Case in point: this year's performance of the FAANG group of Facebook Inc., Amazon.com Inc., Apple Inc., Netflix Inc. and Google parent Alphabet Inc.

As a whole, the group is still outperforming the market. But upon closer inspection, there's a performance gap between the index's winners and losers not seen since 2015.

Netflix, the group's biggest gainer, is up 68 per cent this year, while Facebook has added only 3 per cent. The 65-point range in performance is three times bigger than last year, according to Evercore ISI's Dennis DeBusschere.

This has partly to do with company-specific issues, of course. Facebook's changes in news feed may be leading people to spend less time on the site, while Netflix is enjoying a pick-up in analysts' price targets after posting the strongest ever year of subscriber growth.

But the difference in performance stood at just 23 percentage points last year, even though company-specific issues were present then, too. What's different now is rising inflation, the end of a low volatility regime and expectations of a faster pace of rate hikes. This is what's causing investors to become more selective, according to DeBusschere.

"Last year, investors favored anything that could grow and that was related to the ideas that there would be no inflation, a glacial pace of rate hikes and very little volatility," DeBusschere said. "We are shifting away from that environment, growth is still important, and as the macro backdrop has shifted, the differentiation matters more."

The five tech titans have been Wall Street darlings since the 2016 presidential election.
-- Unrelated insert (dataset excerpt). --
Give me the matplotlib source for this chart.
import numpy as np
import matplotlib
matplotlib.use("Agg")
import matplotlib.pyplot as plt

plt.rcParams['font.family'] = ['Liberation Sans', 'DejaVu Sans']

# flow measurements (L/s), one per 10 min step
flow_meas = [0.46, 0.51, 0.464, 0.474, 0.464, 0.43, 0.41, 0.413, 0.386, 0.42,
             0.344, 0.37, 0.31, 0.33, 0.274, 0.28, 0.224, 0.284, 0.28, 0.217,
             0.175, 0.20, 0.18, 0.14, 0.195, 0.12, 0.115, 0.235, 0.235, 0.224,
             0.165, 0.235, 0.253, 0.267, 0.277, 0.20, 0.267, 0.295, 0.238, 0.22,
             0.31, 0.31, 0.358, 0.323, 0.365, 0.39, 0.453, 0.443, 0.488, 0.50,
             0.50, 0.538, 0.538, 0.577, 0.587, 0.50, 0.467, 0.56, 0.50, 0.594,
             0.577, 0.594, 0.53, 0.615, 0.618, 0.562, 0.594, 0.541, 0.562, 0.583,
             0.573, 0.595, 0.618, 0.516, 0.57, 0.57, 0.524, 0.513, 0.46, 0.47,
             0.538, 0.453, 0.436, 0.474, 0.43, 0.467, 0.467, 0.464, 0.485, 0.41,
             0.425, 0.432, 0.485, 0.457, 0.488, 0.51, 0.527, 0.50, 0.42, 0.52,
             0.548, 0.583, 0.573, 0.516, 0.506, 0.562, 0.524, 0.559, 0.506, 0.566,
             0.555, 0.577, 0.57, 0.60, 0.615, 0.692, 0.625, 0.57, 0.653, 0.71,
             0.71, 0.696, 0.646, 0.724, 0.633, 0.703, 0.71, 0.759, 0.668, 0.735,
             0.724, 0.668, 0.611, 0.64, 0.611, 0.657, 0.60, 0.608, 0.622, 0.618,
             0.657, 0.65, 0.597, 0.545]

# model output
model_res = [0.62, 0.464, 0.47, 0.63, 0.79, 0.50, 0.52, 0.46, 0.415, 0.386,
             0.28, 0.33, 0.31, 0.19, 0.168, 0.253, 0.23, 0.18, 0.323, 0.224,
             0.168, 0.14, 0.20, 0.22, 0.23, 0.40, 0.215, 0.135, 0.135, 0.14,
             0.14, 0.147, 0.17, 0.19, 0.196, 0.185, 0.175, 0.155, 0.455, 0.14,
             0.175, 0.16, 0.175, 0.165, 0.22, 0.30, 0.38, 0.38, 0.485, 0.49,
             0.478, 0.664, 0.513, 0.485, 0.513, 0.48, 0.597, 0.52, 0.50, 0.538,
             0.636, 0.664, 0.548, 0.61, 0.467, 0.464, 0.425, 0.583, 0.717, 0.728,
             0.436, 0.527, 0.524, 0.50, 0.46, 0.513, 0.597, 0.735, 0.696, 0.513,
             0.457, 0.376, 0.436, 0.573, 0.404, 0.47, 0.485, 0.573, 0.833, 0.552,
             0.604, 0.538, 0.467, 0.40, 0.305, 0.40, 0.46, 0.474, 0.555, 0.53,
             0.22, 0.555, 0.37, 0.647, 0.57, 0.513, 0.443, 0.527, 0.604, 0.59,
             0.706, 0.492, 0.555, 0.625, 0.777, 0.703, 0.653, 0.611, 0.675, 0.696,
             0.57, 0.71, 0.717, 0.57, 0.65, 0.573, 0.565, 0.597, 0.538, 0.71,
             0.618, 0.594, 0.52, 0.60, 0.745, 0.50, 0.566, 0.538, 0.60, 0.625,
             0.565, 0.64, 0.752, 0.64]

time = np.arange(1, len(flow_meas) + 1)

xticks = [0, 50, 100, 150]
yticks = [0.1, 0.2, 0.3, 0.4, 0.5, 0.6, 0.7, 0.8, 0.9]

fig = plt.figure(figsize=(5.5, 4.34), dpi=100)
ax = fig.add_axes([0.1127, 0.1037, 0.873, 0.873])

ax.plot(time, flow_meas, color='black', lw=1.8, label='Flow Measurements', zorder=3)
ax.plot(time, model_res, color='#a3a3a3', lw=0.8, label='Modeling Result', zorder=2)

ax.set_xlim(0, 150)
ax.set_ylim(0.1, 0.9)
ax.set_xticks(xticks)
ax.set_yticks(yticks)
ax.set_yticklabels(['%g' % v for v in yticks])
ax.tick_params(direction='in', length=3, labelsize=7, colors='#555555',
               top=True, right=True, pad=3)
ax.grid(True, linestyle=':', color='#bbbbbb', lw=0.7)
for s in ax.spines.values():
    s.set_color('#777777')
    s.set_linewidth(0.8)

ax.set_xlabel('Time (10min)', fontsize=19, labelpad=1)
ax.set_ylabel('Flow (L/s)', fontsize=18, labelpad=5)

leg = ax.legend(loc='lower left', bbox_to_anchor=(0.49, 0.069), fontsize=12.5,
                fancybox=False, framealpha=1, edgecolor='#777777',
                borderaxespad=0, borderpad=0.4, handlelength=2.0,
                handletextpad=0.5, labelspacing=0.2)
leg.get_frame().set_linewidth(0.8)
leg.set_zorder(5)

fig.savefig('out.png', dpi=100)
The sentiment stated turning late last year, when Morgan Stanley turned more skeptical on the group, while Citigroup recommended favoring banks over tech companies as one of its key 2018 investment themes. Concern grew wider as hedge funds pared ownership of the FANG group by more than 16 million shares in the fourth quarter.
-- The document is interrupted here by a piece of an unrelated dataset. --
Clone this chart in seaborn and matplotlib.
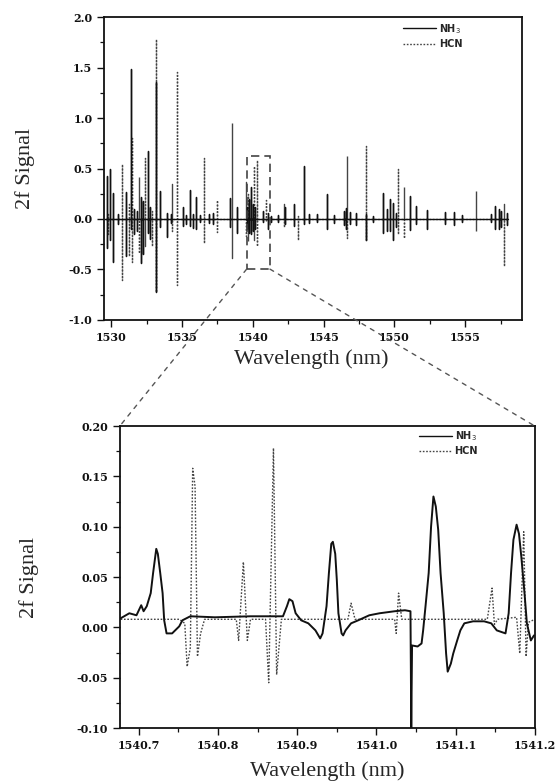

Shares of Netflix powered through $300 Friday and are up more than 40 per cent since the streaming company reported better than expected fourth-quarter subscriber growth. Facebook is on track for the worst start to a year since 2016 amid consistent criticism for failing to keep Russia from meddling in the 2016 U.S. election.

The last time the gap in performance between the FAANG stocks was this wide, in 2015, Amazon soared 119 per cent compared with Apple's 4.6-per-cent decline. Back then, the macroeconomic backdrop was similar to now, insofar as expected inflation rates and market volatility were both on the rise.